The observation of "Negro" dancing by whites led to a stereotype of the dancing Negro slave. Whites began to blacken their faces with burnt cork in order to imitate the Negro dancer. In 1767, well before the Revolutionary War, the New York Journal reported a "Negro Dance in Character" being performed. In 1799, the "Song of a Negro Boy" was performed in Boston. One of America's first professional dancers, John Durang, described parts of his dancing in 1789 as containing "shuffles," a vernacular movement. The first acclaimed imitation of Negro dancing was by Thomas Rice in 1828. His dance, the "Jump Jim Crow," was a duplication of the movement of a crippled slave, and became a world wide sensation. This dance set the groundwork for an era of American entertainment based on the gross stereotype of the dancing Negro.

Prior to the Civil War, professional dancing was primarily done by whites - with the exception of William Henry Lane. Known as Master Juba, Lane was a freeborn slave judged to be the best dancer in the world. He inhabited the poor Five Points District in Manhattan, where Irish immigrants mixed with Negroes. His dancing was a combination of Irish jig dancing and African rhythm. The Stearns feel that he was adding the elusive element of "swing" to the rhythmic pattern and thus distinguishing himself from more common dancers. Master Juba's fame was international, and he was instrumental in popularizing American Negro vernacular dance throughout the world.
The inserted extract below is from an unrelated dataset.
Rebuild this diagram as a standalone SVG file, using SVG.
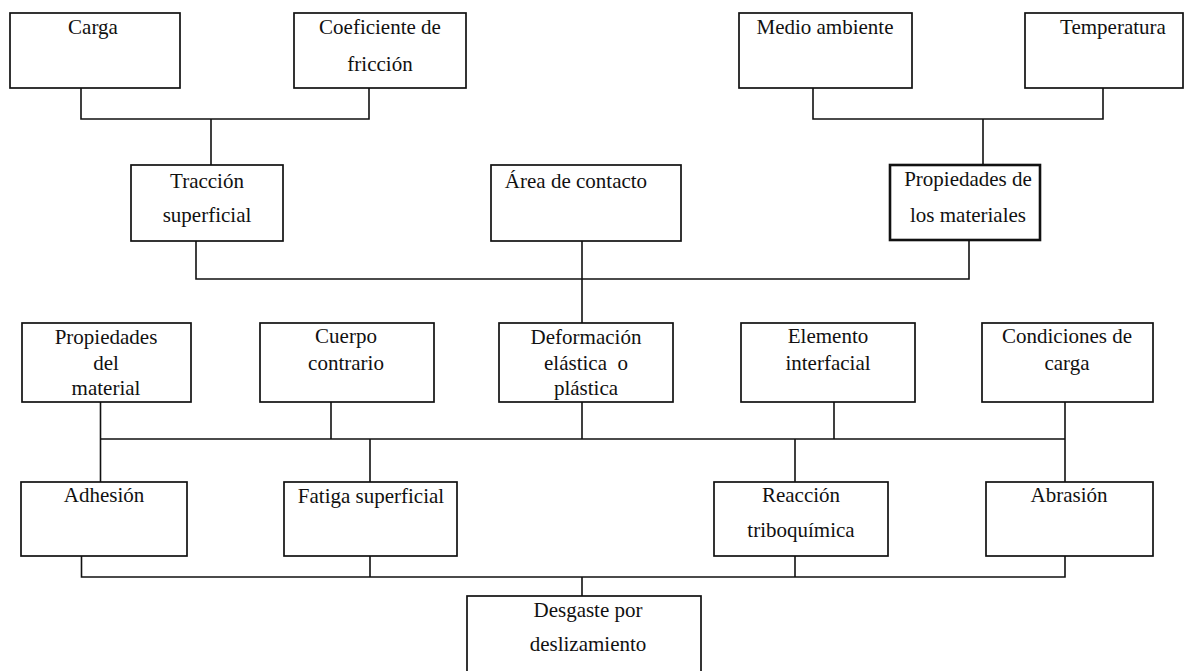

Minstrelsy was the most popular form of entertainment in America from 1845-1900, and it greatly increased the influence of African-American dance on American life. The Minstrel show was a group of up to fifty performers who travelled from town to town in a show that portrayed the Negro as either a slow, shuffling idiot or a sharply dressed dandy. A minstrel show had three parts. In the first, the performers (all male) sat in a semi-circle facing the audience and engaged in comic banter led by a dignified "interlocutor" and two "endmen." The second section, or "olio," was a succession of singing, acting and dance acts. The final section, the "afterpiece", was an extravaganza by the entire cast that was a burlesque of a serious drama of the times. Both the first and third sections normally ended with a "walkaround", where performers would individually travel downstage in solo dance tricks and then circle around to the back to start another display. The minstrel show figured prominently in spreading vernacular dances like the cakewalk, the essence, and jig dancing on a wide scale.